В целеполагании есть проблема: мы все падаем, как фигурки домино, выстроенные друг за другом; как бегуны, которые передают жизнь как эстафетную палочку и тут же рушатся замертво. «Теперь ты водишь, да, и не забывай мыть жопу перед сном, а я пошёл откисать вместе с анаэробной флорой».
Я бы мог сказать: я пишу всё это злое дерьмо потому, что это мой способ огрызаться. Но это звучит плохо не только из-за пафоса в словах. На самом деле я не хочу, чтобы меня догнали, не хочу передавать палку, я хочу избежать того, чтобы стать звеном в этой цепи.
Всё, что я хочу, — сохранять жизнь как можно дольше, но не потому, что мне нужно много успеть. Сама посылка успеть много за жизнь — абсурдна. Само время нужно мне, чтобы я мог колыхать материю как можно сильнее в процессе постепенного отхода в могилу.
Мой способ огрызаться — это представить смерть как нечто наиболее нелепое, абсурдное, смешное, как то, что не зазорно угостить тычком. В этой логике само существование смерти перестаёт быть драмой: её облик и методы я стремлюсь превратить в фарс.
Я должен войти в мир в чудовищном обличье самостоятельно, как демон-парикмахер с Флит-стрит.
И тогда становится непонятно, кого именно надо убить, если смерть не может узнать свою жертву.
Я не выхожу из мира смерти никогда, я научился жить в Изнанке. Я тот, кто отвешивает поджопников Векне, прыгает в унитаз и ускользает от него по трубам, хохоча.
Я не могу сказать, что боггарт не реален, но я всегда могу произнести «ридикулус» и заставить смерть поработать оператором лифта, который доставит меня на дискотеку.
Депривационная концепция вреда смерти описывает его суше — как лишение человека будущих благ, которые он мог бы получить, продолжая жить.
Я же говорю: нельзя мириться с кощунством смерти в отношении человека, нельзя мириться с тем, насколько смерть унижает человека.
Смерть — это вред, и в своей концепции я безуспешно и безутешно борюсь с вредителем.
Эта драка обречена на совершенно мудацкий провал с моей стороны. Но давайте так: сейчас я хлебну сивухи из горла, выпрысну на пол мокрую черту — и пусть смерть сделает шаг, чтобы тут же получить по хлебалу. Я делаю это не потому, что смел, я делаю это потому, что труслив и потому, что мне искренне жаль человека.
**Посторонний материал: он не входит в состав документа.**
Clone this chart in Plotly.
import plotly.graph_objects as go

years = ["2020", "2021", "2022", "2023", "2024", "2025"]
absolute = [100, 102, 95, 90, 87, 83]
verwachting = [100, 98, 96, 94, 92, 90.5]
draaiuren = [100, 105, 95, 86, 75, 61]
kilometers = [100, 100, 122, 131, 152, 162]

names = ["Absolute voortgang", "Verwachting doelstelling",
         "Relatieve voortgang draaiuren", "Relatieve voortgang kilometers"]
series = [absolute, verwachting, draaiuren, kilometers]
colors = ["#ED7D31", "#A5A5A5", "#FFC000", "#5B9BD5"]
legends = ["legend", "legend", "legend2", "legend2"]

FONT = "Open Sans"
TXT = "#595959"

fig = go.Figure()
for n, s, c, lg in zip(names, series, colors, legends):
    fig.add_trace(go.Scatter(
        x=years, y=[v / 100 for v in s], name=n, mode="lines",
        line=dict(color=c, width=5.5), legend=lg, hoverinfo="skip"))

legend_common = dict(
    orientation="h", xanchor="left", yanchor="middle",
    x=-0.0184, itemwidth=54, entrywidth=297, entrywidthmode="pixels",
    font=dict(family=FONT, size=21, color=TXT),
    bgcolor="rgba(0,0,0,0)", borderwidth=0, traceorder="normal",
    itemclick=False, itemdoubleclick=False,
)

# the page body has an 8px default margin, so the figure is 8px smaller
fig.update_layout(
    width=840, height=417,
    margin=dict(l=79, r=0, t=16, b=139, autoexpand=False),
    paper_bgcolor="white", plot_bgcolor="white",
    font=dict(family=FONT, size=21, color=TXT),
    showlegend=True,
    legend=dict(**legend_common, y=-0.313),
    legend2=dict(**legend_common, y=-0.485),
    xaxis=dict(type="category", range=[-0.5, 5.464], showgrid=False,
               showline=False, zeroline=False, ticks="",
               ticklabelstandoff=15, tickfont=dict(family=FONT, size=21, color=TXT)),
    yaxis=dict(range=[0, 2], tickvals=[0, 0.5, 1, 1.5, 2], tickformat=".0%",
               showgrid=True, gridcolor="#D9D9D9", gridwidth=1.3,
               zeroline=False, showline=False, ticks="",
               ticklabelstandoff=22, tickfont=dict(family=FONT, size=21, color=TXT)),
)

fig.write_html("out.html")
Один из моих любимых героев поневоле в литературе — Рэндл Патрик Макмерфи. Он знал о чудовищном неравенстве сил: перед ним была абсолютно методичная и убийственная машина. Он постоянно боролся с внутренним резоном выжить, но в итоге сделал выбор — вытащить из огня всех, кого только можно. Он не был героем-идеалистом и прекрасно понимал, что не сможет поднять цементный пульт из ванной. Штука была в том, чтобы показать всем: насколько бы обстоятельства ни загнали тебя в угол — всё равно необходимо пытаться. И в итоге это сработало.
Ты не заставишь материю испытать укол совести, но хотя бы чисто субъективно, для самого себя ты будешь похож на человека, который, пока его вели на лоботомию, вырывался и выбил пару зубов конвоирам.
«Но я хотя бы попытался», — говорил Макмерфи.
«Он хотя бы попробовал», — говорю вам я. И это — моё кредо.